Black Country Allotment Society
Unlike any other books and pamphlets that have been in reviewed in these pages, this specially commissioned box of booklets celebrate the value of allotments to nature, but also to people – here eight residents of Sandwell in the West Midlands. The author Susie Parr has produced nine illustrated booklets with accompanying postcards, two very interesting maps, a pencil, plant markers, wildflower seeds, and a DVD of Bee Movies by film maker Chris Keenan about Black Country beekeepers.

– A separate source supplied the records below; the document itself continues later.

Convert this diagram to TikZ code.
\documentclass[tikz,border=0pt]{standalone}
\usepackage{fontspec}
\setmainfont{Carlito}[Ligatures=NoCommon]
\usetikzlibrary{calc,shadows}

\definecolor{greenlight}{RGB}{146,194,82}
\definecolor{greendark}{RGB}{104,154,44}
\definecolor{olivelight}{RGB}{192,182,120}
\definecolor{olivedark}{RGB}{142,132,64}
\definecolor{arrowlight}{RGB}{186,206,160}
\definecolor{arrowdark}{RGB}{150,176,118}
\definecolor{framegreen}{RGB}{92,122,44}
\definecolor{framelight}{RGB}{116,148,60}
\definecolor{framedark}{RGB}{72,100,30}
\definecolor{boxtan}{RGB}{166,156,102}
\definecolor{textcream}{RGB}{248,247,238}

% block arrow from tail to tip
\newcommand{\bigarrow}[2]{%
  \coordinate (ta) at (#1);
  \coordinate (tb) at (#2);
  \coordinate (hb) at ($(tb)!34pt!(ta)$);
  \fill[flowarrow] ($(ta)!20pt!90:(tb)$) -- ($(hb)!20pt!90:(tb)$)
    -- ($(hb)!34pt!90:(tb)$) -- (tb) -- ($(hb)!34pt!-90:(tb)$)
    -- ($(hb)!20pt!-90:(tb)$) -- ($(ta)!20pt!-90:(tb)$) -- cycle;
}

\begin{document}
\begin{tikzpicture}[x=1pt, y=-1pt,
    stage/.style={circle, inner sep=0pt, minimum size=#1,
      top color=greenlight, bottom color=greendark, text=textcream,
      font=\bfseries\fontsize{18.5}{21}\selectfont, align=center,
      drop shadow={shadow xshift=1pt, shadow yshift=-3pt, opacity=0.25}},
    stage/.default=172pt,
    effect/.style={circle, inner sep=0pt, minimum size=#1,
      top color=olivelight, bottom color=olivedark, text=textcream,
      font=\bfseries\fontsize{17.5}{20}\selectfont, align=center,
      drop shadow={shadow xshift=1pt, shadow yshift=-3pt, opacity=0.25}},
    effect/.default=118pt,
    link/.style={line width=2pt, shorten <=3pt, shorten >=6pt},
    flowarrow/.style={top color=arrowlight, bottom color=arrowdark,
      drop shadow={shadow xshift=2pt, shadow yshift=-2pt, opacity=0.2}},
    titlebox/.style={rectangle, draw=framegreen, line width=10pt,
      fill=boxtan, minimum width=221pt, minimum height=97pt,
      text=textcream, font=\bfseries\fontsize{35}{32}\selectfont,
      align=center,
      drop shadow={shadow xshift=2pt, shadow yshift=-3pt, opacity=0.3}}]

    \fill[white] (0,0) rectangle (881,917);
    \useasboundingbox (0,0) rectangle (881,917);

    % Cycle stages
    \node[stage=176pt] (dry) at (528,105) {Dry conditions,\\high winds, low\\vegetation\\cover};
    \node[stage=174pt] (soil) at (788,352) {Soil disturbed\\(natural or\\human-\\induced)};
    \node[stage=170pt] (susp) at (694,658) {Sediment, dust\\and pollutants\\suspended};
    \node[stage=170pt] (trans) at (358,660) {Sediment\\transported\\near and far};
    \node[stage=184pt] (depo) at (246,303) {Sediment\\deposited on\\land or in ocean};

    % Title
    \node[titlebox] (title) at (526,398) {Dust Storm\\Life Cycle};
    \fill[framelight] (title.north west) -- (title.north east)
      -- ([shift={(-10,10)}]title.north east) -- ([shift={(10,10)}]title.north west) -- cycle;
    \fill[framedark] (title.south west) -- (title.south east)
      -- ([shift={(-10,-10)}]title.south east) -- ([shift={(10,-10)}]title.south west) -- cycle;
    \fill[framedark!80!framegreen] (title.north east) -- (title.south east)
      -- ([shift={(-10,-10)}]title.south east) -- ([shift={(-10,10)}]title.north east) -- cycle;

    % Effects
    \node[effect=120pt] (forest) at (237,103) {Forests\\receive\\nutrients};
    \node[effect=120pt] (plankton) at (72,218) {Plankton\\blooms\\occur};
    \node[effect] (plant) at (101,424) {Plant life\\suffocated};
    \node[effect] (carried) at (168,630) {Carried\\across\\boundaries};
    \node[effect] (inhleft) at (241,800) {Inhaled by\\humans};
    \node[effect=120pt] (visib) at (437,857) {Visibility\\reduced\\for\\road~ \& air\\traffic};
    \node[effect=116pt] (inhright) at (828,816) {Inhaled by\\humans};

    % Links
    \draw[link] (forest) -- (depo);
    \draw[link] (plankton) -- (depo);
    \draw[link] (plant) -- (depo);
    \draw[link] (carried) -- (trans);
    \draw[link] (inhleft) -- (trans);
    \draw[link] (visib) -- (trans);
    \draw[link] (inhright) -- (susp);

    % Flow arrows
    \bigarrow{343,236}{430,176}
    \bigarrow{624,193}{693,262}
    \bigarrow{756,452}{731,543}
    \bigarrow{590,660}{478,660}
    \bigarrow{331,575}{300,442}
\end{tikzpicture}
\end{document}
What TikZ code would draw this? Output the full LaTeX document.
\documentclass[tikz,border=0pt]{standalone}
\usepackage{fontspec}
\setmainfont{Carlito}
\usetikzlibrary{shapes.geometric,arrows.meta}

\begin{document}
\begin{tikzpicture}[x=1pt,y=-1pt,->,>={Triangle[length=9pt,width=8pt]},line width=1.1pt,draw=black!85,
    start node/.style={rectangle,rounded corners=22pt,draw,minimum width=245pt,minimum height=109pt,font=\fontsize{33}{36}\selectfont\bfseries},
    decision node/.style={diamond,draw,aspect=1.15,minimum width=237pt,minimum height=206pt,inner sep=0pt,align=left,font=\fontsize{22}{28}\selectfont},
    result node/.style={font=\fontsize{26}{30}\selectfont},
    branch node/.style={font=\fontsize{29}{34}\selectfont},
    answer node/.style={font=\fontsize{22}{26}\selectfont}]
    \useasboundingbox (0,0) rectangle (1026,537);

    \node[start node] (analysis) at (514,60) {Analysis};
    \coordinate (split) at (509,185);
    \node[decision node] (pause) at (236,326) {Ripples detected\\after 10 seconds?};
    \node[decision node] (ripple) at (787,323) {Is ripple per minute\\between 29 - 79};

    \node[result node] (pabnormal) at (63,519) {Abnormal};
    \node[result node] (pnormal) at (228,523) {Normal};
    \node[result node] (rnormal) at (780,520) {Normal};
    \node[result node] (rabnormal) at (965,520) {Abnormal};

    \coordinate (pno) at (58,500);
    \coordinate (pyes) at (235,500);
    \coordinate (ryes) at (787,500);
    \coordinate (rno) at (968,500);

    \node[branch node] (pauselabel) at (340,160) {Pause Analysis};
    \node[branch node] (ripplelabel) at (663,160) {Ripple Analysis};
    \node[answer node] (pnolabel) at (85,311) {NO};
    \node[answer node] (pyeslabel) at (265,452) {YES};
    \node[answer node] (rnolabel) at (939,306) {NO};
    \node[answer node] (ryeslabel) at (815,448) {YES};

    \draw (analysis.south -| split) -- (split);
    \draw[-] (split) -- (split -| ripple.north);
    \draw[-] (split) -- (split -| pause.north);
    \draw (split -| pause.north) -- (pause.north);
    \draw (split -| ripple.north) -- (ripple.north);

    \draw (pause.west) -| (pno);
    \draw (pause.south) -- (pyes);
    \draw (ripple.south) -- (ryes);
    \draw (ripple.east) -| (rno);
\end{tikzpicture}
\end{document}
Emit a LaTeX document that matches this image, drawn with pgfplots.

Commissioned by Multistory – a Black Country community arts organisation – this boxed set is about Black Country life, and the allotments provide the author with the means to do that. After two years of regular visits and in different seasons, Parr portrays the resourceful plot-holders, focuses on the value of weeds to pre-industrial society, the array of allotment food, and clever recycling, with a calm and poetic feel. The Bee Roads booklet contains a fascinating map of the route that bees took around one allotment site and the subsequent analysis of the 200 different pollen grains found in one small sample of local honey. This emphasis on every-day and ordinary places that have not been formally designed, and in some cases hope to stay hidden in our towns and cities, is refreshing and an education about leaving places alone.
The excellent photography and film-making describe quiet yet vibrant communities, and help to convey great value to what might otherwise be scorned as commonplace or suburban pursuits. As the author says:
‘Walking through the allotment gate, you step away from the clamour and tensions of the street and enter a quiet place, a place of hope and order, where people connect with plants, the seasons and each other.’